Housing is typically stronger during the summer selling season but the gains this summer blasts through the .4% gains of last year and the 2% gain in 2010.
Rising home prices could also influence the result of the upcoming election. The economy has been a forefront focus of Americans and an improving economy is already solidifying the current administration’s chances.
Higher prices for homes means that the glut of foreclosures is dwindling. Distressed properties usually sell at a significant discount so fewer of those home on the market clear the way for higher prices.
Rising demand on the low end of the market is pressuring prices upward as traditional buyers enter the market. Investors have driven the market
so far, snapping up foreclosed properties and turning them into rental properties.

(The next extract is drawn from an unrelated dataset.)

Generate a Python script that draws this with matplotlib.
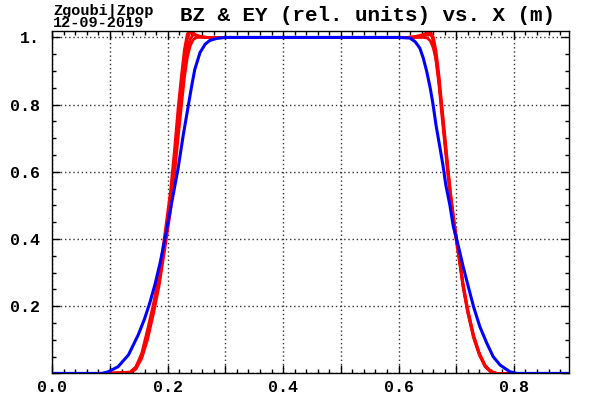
import numpy as np
import matplotlib
matplotlib.use('Agg')
import matplotlib.pyplot as plt
from matplotlib.ticker import MultipleLocator, FuncFormatter

# Blue curve (single)
blue_x = [0.0, 0.086, 0.097, 0.114, 0.132, 0.149, 0.160, 0.169, 0.178, 0.187, 0.194, 0.200,
          0.206, 0.212, 0.218, 0.227, 0.236, 0.242, 0.247, 0.256, 0.265, 0.273, 0.285, 0.300,
          0.450, 0.600, 0.620, 0.629, 0.637, 0.643, 0.649, 0.655, 0.660, 0.665, 0.671, 0.677,
          0.682, 0.689, 0.695, 0.704, 0.712, 0.721, 0.730, 0.741, 0.753, 0.764, 0.776, 0.793,
          0.805, 0.896]
blue_y = [0.0, 0.0, 0.005, 0.02, 0.055, 0.115, 0.163, 0.21, 0.265, 0.33, 0.39, 0.445,
          0.5, 0.555, 0.61, 0.71, 0.8, 0.86, 0.905, 0.955, 0.98, 0.991, 0.997, 1.0,
          1.0, 1.0, 0.998, 0.987, 0.968, 0.938, 0.898, 0.849, 0.799, 0.739, 0.680, 0.620,
          0.561, 0.501, 0.437, 0.377, 0.318, 0.258, 0.199, 0.139, 0.090, 0.050, 0.025, 0.005,
          0.0, 0.0]

# Red curves (bundle of tracks) on a shared x grid
red_x = [0.095, 0.135, 0.145, 0.155, 0.165, 0.175, 0.185, 0.195, 0.205, 0.212, 0.218, 0.224,
         0.229, 0.234, 0.239, 0.244, 0.250, 0.258, 0.268, 0.285,
         0.40, 0.50, 0.60,
         0.615, 0.625, 0.635, 0.643, 0.650, 0.655, 0.660, 0.665, 0.670, 0.675, 0.680, 0.685,
         0.690, 0.697, 0.705, 0.712, 0.720, 0.730, 0.740, 0.750, 0.760, 0.770, 0.810]
red_y_a = [0.0, 0.003, 0.018, 0.055, 0.12, 0.195, 0.28, 0.40, 0.525, 0.645, 0.76, 0.86,
           0.94, 0.995, 1.018, 1.012, 1.005, 1.002, 1.0, 1.0,
           1.0, 1.0, 1.0,
           1.0, 1.001, 1.003, 1.007, 1.012, 1.016, 1.0, 0.945, 0.875, 0.785, 0.695, 0.61,
           0.53, 0.435, 0.345, 0.26, 0.185, 0.11, 0.058, 0.022, 0.005, 0.0, 0.0]
red_y_b = [0.0, 0.002, 0.015, 0.05, 0.11, 0.185, 0.27, 0.385, 0.505, 0.62, 0.73, 0.83,
           0.91, 0.965, 0.995, 1.008, 1.006, 1.002, 1.0, 1.0,
           1.0, 1.0, 1.0,
           1.0, 1.0, 1.002, 1.004, 1.007, 1.008, 1.002, 0.96, 0.89, 0.80, 0.715, 0.625,
           0.54, 0.445, 0.352, 0.266, 0.19, 0.114, 0.06, 0.024, 0.006, 0.0, 0.0]
red_y_c = [0.0, 0.002, 0.013, 0.045, 0.10, 0.175, 0.26, 0.37, 0.485, 0.595, 0.70, 0.80,
           0.88, 0.94, 0.975, 0.993, 1.0, 1.0, 1.0, 1.0,
           1.0, 1.0, 1.0,
           1.0, 1.0, 1.0, 1.0, 0.998, 0.99, 0.97, 0.935, 0.87, 0.79, 0.70, 0.615,
           0.535, 0.44, 0.348, 0.262, 0.187, 0.112, 0.059, 0.023, 0.006, 0.0, 0.0]
red_y_d = [0.0, 0.004, 0.02, 0.06, 0.13, 0.205, 0.29, 0.415, 0.545, 0.67, 0.79, 0.89,
           0.965, 1.01, 1.022, 1.014, 1.006, 1.002, 1.0, 1.0,
           1.0, 1.0, 1.0,
           1.0, 1.002, 1.005, 1.009, 1.014, 1.02, 0.99, 0.93, 0.86, 0.77, 0.685, 0.60,
           0.52, 0.428, 0.34, 0.255, 0.18, 0.106, 0.055, 0.02, 0.004, 0.0, 0.0]
red_tracks = [red_y_c, red_y_b, red_y_a, red_y_d]

W, H = 592, 398
fig = plt.figure(figsize=(W / 100, H / 100), dpi=100)
ax = fig.add_axes([52.3 / W, (H - 373.4) / H, (569.3 - 52.3) / W, (373.4 - 30.7) / H])

for ry in red_tracks:
    ax.plot(red_x, ry, color='#ff0000', lw=2.0)
ax.plot(blue_x, blue_y, color='#0000ff', lw=2.2)

ax.set_xlim(0, 0.896)
ax.set_ylim(0, 1.02)

mono = {'family': 'Liberation Mono', 'weight': 'bold'}

ax.xaxis.set_major_locator(MultipleLocator(0.1))
ax.xaxis.set_minor_locator(MultipleLocator(0.02))
ax.yaxis.set_major_locator(MultipleLocator(0.2))
ax.yaxis.set_minor_locator(MultipleLocator(0.05))


def xfmt(v, pos):
    k = int(round(v * 10))
    if k % 2:
        return ''
    return '%.1f' % v


def yfmt(v, pos):
    if abs(v) < 1e-9:
        return ''
    if abs(v - 1) < 1e-9:
        return '1.'
    return '%.1f' % v


ax.xaxis.set_major_formatter(FuncFormatter(xfmt))
ax.yaxis.set_major_formatter(FuncFormatter(yfmt))
ax.tick_params(which='both', direction='in', top=True, right=True, color='black')
ax.tick_params(which='major', length=6, width=1)
ax.tick_params(which='minor', length=3, width=1)
ax.tick_params(axis='y', which='major', pad=9)
ax.tick_params(axis='x', which='major', pad=5)
for lab in ax.get_xticklabels() + ax.get_yticklabels():
    lab.set_fontfamily('Liberation Mono')
    lab.set_fontweight('bold')
    lab.set_fontsize(12)

ax.grid(True, which='major', linestyle=(0, (1, 2)), color='#333333', lw=1)
for s in ax.spines.values():
    s.set_linewidth(1)

fig.text(53 / W, 1 - 14.5 / H, 'Zgoubi|Zpop', fontsize=11, va='baseline', ha='left', **mono)
fig.text(53 / W, 1 - 27 / H, '12-09-2019', fontsize=11, va='baseline', ha='left', **mono)
fig.text(180 / W, 1 - 21 / H, 'BZ & EY (rel. units) vs. X (m)', fontsize=15, va='baseline',
         ha='left', **mono)

fig.savefig('out.png', dpi=100)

Prices improved in 16 of the 20 areas surveyed by the Standard & Poor’s/Case-Shiller home price index. The comparisons were year-over-year for July. It’s becoming a seller’s market as supply shrinks and prices are pushed upward.
That could cause buyers to once again sideline themselves, at least until next Spring’s buying season. Everything depends on the supply-demand factor and many homeowners are still underwater on their home values and cannot sell.
This inhibits the upward move of buyers into more expensive properties. Current prices are 30% below the highs and have reverted to prices seen in 2003. Would-be buyers still have a lot of debt and credit conditions are still tight.
But housing is providing a very bright spot in an otherwise lackluster recovery. If it remains strong, it could broaden the recovery and strengthen momentum.